Extract each line of the data and write it out again exactly.
--
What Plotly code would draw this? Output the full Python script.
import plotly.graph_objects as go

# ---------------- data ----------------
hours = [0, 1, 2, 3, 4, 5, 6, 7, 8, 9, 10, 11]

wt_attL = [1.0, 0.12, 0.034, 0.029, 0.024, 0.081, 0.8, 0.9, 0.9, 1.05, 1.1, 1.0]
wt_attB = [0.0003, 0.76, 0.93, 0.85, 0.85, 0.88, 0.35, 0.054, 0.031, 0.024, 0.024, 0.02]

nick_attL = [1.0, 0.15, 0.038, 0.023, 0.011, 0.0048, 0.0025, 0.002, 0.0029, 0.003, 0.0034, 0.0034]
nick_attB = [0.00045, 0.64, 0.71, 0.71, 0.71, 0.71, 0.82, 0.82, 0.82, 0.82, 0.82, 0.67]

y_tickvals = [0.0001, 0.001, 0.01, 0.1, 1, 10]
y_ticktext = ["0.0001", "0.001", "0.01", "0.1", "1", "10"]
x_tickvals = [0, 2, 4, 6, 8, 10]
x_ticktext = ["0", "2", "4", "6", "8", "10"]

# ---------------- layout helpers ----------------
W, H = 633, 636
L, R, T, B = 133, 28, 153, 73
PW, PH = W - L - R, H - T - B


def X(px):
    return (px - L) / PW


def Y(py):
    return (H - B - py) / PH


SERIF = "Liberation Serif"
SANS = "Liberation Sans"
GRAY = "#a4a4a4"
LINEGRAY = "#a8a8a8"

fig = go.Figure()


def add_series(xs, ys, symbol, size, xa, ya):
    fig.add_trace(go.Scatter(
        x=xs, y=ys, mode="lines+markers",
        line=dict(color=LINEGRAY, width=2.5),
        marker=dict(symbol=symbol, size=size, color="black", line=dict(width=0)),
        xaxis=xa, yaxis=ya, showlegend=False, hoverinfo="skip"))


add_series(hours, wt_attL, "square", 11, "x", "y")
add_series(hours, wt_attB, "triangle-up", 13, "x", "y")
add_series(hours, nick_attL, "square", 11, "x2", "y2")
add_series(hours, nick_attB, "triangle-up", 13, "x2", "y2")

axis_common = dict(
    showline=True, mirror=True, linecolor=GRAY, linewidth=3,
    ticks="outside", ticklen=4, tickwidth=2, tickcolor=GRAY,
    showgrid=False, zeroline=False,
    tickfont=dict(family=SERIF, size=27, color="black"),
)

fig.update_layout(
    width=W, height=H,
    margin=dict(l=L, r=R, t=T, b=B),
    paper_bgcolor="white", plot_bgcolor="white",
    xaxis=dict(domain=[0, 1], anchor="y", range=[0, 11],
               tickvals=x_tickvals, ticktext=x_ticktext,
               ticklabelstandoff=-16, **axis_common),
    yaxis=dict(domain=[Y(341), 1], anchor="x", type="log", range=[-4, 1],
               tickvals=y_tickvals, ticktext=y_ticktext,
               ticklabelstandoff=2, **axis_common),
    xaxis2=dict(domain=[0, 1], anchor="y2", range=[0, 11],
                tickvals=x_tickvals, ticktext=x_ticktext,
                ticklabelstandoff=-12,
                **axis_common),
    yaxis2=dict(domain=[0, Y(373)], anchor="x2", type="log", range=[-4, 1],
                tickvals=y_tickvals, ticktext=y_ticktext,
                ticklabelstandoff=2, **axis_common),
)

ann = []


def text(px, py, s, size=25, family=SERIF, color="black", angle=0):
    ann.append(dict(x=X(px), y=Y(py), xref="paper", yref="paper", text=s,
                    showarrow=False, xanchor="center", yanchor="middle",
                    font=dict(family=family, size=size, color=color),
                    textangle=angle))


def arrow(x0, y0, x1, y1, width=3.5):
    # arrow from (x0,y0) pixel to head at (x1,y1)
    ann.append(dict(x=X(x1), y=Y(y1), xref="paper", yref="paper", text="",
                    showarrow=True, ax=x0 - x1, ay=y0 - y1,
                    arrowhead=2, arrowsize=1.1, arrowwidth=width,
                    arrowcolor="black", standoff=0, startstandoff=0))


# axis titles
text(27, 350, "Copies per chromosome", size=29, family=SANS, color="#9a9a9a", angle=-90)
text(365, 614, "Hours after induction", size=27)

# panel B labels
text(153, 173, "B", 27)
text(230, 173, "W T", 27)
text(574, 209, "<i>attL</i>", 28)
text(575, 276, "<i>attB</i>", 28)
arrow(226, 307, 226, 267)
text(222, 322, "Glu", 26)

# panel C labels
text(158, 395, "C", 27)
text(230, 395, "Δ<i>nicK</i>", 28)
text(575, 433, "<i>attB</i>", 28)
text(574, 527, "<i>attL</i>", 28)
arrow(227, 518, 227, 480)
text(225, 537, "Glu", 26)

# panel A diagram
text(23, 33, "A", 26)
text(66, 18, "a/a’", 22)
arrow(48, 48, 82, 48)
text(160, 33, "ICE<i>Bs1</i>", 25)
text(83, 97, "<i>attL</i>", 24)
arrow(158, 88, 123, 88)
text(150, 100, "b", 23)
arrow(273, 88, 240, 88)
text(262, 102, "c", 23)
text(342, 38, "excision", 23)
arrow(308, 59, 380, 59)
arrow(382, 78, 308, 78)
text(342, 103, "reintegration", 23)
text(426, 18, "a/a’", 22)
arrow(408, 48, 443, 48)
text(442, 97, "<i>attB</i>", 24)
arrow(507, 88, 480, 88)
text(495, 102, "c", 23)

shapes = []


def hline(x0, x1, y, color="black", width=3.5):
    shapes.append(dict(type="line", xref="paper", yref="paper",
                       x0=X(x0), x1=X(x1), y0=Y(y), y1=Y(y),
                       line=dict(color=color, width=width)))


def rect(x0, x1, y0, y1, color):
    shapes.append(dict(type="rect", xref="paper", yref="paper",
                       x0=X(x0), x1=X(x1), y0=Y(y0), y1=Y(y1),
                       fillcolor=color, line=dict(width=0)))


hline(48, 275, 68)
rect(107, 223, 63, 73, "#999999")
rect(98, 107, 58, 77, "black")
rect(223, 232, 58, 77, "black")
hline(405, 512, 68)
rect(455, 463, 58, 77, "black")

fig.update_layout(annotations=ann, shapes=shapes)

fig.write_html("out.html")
--
### [RESPONSE BELOW]
What Plotly code would draw this? Output the full Python script.
import plotly.graph_objects as go

# ---------------- data ----------------
hours = [0, 1, 2, 3, 4, 5, 6, 7, 8, 9, 10, 11]

wt_attL = [1.0, 0.12, 0.034, 0.029, 0.024, 0.081, 0.8, 0.9, 0.9, 1.05, 1.1, 1.0]
wt_attB = [0.0003, 0.76, 0.93, 0.85, 0.85, 0.88, 0.35, 0.054, 0.031, 0.024, 0.024, 0.02]

nick_attL = [1.0, 0.15, 0.038, 0.023, 0.011, 0.0048, 0.0025, 0.002, 0.0029, 0.003, 0.0034, 0.0034]
nick_attB = [0.00045, 0.64, 0.71, 0.71, 0.71, 0.71, 0.82, 0.82, 0.82, 0.82, 0.82, 0.67]

y_tickvals = [0.0001, 0.001, 0.01, 0.1, 1, 10]
y_ticktext = ["0.0001", "0.001", "0.01", "0.1", "1", "10"]
x_tickvals = [0, 2, 4, 6, 8, 10]
x_ticktext = ["0", "2", "4", "6", "8", "10"]

# ---------------- layout helpers ----------------
W, H = 633, 636
L, R, T, B = 133, 28, 153, 73
PW, PH = W - L - R, H - T - B


def X(px):
    return (px - L) / PW


def Y(py):
    return (H - B - py) / PH


SERIF = "Liberation Serif"
SANS = "Liberation Sans"
GRAY = "#a4a4a4"
LINEGRAY = "#a8a8a8"

fig = go.Figure()


def add_series(xs, ys, symbol, size, xa, ya):
    fig.add_trace(go.Scatter(
        x=xs, y=ys, mode="lines+markers",
        line=dict(color=LINEGRAY, width=2.5),
        marker=dict(symbol=symbol, size=size, color="black", line=dict(width=0)),
        xaxis=xa, yaxis=ya, showlegend=False, hoverinfo="skip"))


add_series(hours, wt_attL, "square", 11, "x", "y")
add_series(hours, wt_attB, "triangle-up", 13, "x", "y")
add_series(hours, nick_attL, "square", 11, "x2", "y2")
add_series(hours, nick_attB, "triangle-up", 13, "x2", "y2")

axis_common = dict(
    showline=True, mirror=True, linecolor=GRAY, linewidth=3,
    ticks="outside", ticklen=4, tickwidth=2, tickcolor=GRAY,
    showgrid=False, zeroline=False,
    tickfont=dict(family=SERIF, size=27, color="black"),
)

fig.update_layout(
    width=W, height=H,
    margin=dict(l=L, r=R, t=T, b=B),
    paper_bgcolor="white", plot_bgcolor="white",
    xaxis=dict(domain=[0, 1], anchor="y", range=[0, 11],
               tickvals=x_tickvals, ticktext=x_ticktext,
               ticklabelstandoff=-16, **axis_common),
    yaxis=dict(domain=[Y(341), 1], anchor="x", type="log", range=[-4, 1],
               tickvals=y_tickvals, ticktext=y_ticktext,
               ticklabelstandoff=2, **axis_common),
    xaxis2=dict(domain=[0, 1], anchor="y2", range=[0, 11],
                tickvals=x_tickvals, ticktext=x_ticktext,
                ticklabelstandoff=-12,
                **axis_common),
    yaxis2=dict(domain=[0, Y(373)], anchor="x2", type="log", range=[-4, 1],
                tickvals=y_tickvals, ticktext=y_ticktext,
                ticklabelstandoff=2, **axis_common),
)

ann = []


def text(px, py, s, size=25, family=SERIF, color="black", angle=0):
    ann.append(dict(x=X(px), y=Y(py), xref="paper", yref="paper", text=s,
                    showarrow=False, xanchor="center", yanchor="middle",
                    font=dict(family=family, size=size, color=color),
                    textangle=angle))


def arrow(x0, y0, x1, y1, width=3.5):
    # arrow from (x0,y0) pixel to head at (x1,y1)
    ann.append(dict(x=X(x1), y=Y(y1), xref="paper", yref="paper", text="",
                    showarrow=True, ax=x0 - x1, ay=y0 - y1,
                    arrowhead=2, arrowsize=1.1, arrowwidth=width,
                    arrowcolor="black", standoff=0, startstandoff=0))


# axis titles
text(27, 350, "Copies per chromosome", size=29, family=SANS, color="#9a9a9a", angle=-90)
text(365, 614, "Hours after induction", size=27)

# panel B labels
text(153, 173, "B", 27)
text(230, 173, "W T", 27)
text(574, 209, "<i>attL</i>", 28)
text(575, 276, "<i>attB</i>", 28)
arrow(226, 307, 226, 267)
text(222, 322, "Glu", 26)

# panel C labels
text(158, 395, "C", 27)
text(230, 395, "Δ<i>nicK</i>", 28)
text(575, 433, "<i>attB</i>", 28)
text(574, 527, "<i>attL</i>", 28)
arrow(227, 518, 227, 480)
text(225, 537, "Glu", 26)

# panel A diagram
text(23, 33, "A", 26)
text(66, 18, "a/a’", 22)
arrow(48, 48, 82, 48)
text(160, 33, "ICE<i>Bs1</i>", 25)
text(83, 97, "<i>attL</i>", 24)
arrow(158, 88, 123, 88)
text(150, 100, "b", 23)
arrow(273, 88, 240, 88)
text(262, 102, "c", 23)
text(342, 38, "excision", 23)
arrow(308, 59, 380, 59)
arrow(382, 78, 308, 78)
text(342, 103, "reintegration", 23)
text(426, 18, "a/a’", 22)
arrow(408, 48, 443, 48)
text(442, 97, "<i>attB</i>", 24)
arrow(507, 88, 480, 88)
text(495, 102, "c", 23)

shapes = []


def hline(x0, x1, y, color="black", width=3.5):
    shapes.append(dict(type="line", xref="paper", yref="paper",
                       x0=X(x0), x1=X(x1), y0=Y(y), y1=Y(y),
                       line=dict(color=color, width=width)))


def rect(x0, x1, y0, y1, color):
    shapes.append(dict(type="rect", xref="paper", yref="paper",
                       x0=X(x0), x1=X(x1), y0=Y(y0), y1=Y(y1),
                       fillcolor=color, line=dict(width=0)))


hline(48, 275, 68)
rect(107, 223, 63, 73, "#999999")
rect(98, 107, 58, 77, "black")
rect(223, 232, 58, 77, "black")
hline(405, 512, 68)
rect(455, 463, 58, 77, "black")

fig.update_layout(annotations=ann, shapes=shapes)

fig.write_html("out.html")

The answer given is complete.